One wolf managed to catch up to them. Its jaws gaped wide, revealing rows of dagger-like fangs aimed at the girl's neck. But before it could clamp down, Voma thrust his iron rod forward, driving it straight into the beast's chest. The impact pierced its heart. The wolf collapsed mid-leap, dead before it hit the ground.
Without wasting a single motion, both Voma and the girl spun on their heels and kept running.
The girl glanced at Voma. He was gasping for air, the pain in his arm making his movements stiff. She gritted her teeth, then reached her hand out toward him.
"Give it to me."
Voma's eyes flickered toward her. After a brief pause, he handed her the bloodstained iron rod, still warm from the last kill.
In truth, she could have left him behind long ago. Her legs were uninjured, her breathing steady enough to carry her further ahead if she wanted. Voma, on the other hand, was barely holding together.
His wounds were far worse than he let on. Every step was an act of defiance against the agony weighing down his body. The pain, the fear, and the exhaustion were pressing against him like an ocean's current, threatening to drag him under. The fact that he could still run was nothing short of a miracle.
She did not know why she had not abandoned this stranger to save herself. But deep down, she understood the truth. She could not.
The girl tightened her grip on the rod, turned toward the approaching threat, and swung it in a wide arc. The wolf that had been ready to lunge at them flinched back, its predatory momentum broken by her defiance.
When it tried again, Voma lashed out with a sharp kick, sending the beast sprawling across the ground. That momentary reprieve was all they needed to keep moving.
Following the girl's directions, the gap between them and their destination shrank with each desperate stride.
Any wolf that targeted her was intercepted the same way. Voma would hurl them aside with brutal kicks, preventing them from ever touching her.

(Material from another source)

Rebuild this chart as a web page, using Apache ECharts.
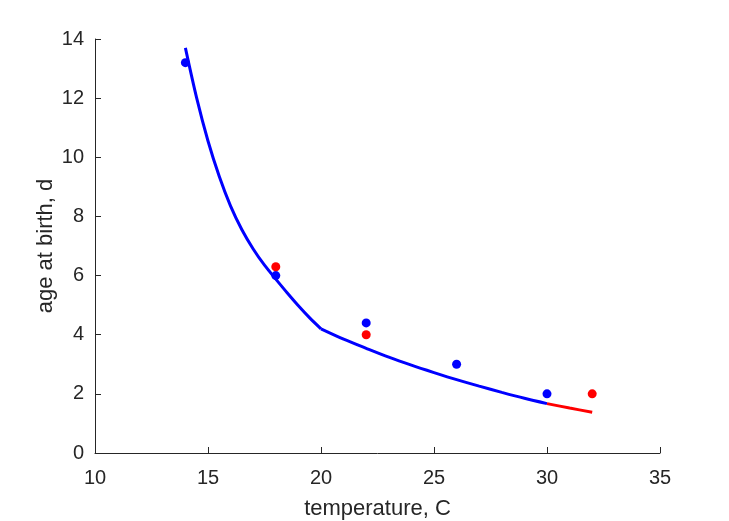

In a sense, she had become the bait, drawing the wolves' aggression so that Voma could strike them down. It was a deadly dance, one born of necessity and instinct.
But this time, the pattern broke. Perhaps the pack had begun to understand who the real threat was. One wolf shifted its target, lunging not at the girl but directly at Voma.
The sudden change caught him off guard. Its claws raked across his body before he could fully react.
On any other day, in any other fight, that wolf would have been dead before it even touched him. But now, with his body battered and his reflexes dulled under the crushing weight of injury and exhaustion, his guard had faltered.
And in that instant, he suffered a blow that he could not ignore.